Faith and vulnerability
November 2, 2021
The All Saints’ Day lessons feature one of my three favorite gospel stories: the raising of Lazarus from the dead. This story is only found in the Gospel of John. It is a profound story of loss, faith, and love.
“Lord, if you had been here, my brother would not have died.” Those were the words that Mary of Bethany said to Jesus as she wept for her brother, Lazarus, who was lying in the tomb. Jesus, who could have stopped Lazarus’ untimely death. Jesus, who could have prevented the pain that Mary and Martha felt. Jesus, the man who restored the blind man’s sight and turned water into wine at the wedding at Cana, did not do enough in Mary’s eyes.
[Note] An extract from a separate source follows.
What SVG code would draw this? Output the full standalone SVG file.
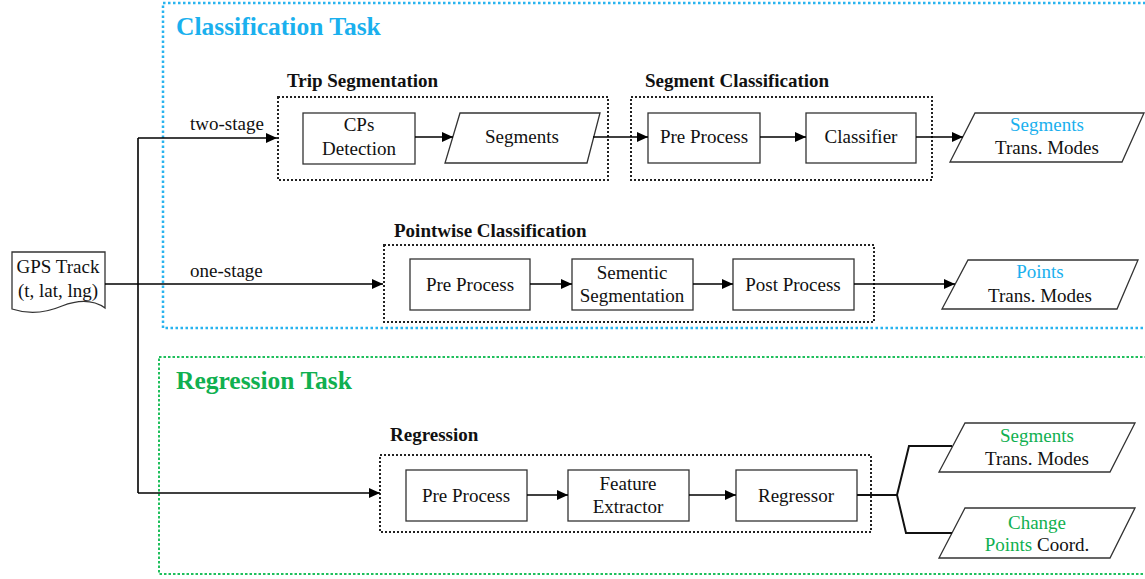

Jesus heard Mary’s words and wanted to see where they laid Lazarus. “Jesus began to weep.” Jesus encountered one of the most human experiences: grief. Did Jesus feel guilty for coming too late? Did Mary’s declaration truly impact him? I like to think that Jesus was at his most vulnerable here. Weeping at the loss of his friend, and having just been reminded that he could have stopped this tragedy in his tracks.
What if, though, Mary’s statement to Jesus was not entirely out of anger? What if when she said, “Lord, if you had been here, my brother would not have died,” she was also expressing her faith? There is an implicit affirmation of faith in this one sentence; in her anger towards Jesus for arriving too late, Mary is aware that Jesus does have the ability to heal. She sees that Jesus is the Messiah. In this passage Mary and Jesus connect through their vulnerability. Mary’s conflicting emotions and Jesus’ grief allow us to dive into the story and feel their pain like it is our own.
Faith is a tricky thing sometimes. Sometimes it is hard to see the forest for the trees. Perhaps, like Mary, we are angry with Jesus and cannot parcel out faith from emotion. At the end of the day, Jesus always finds a way to resurrect new life in us, just like he did with Lazarus.
This week I challenge you to be vulnerable like Jesus was, or faithful like Mary.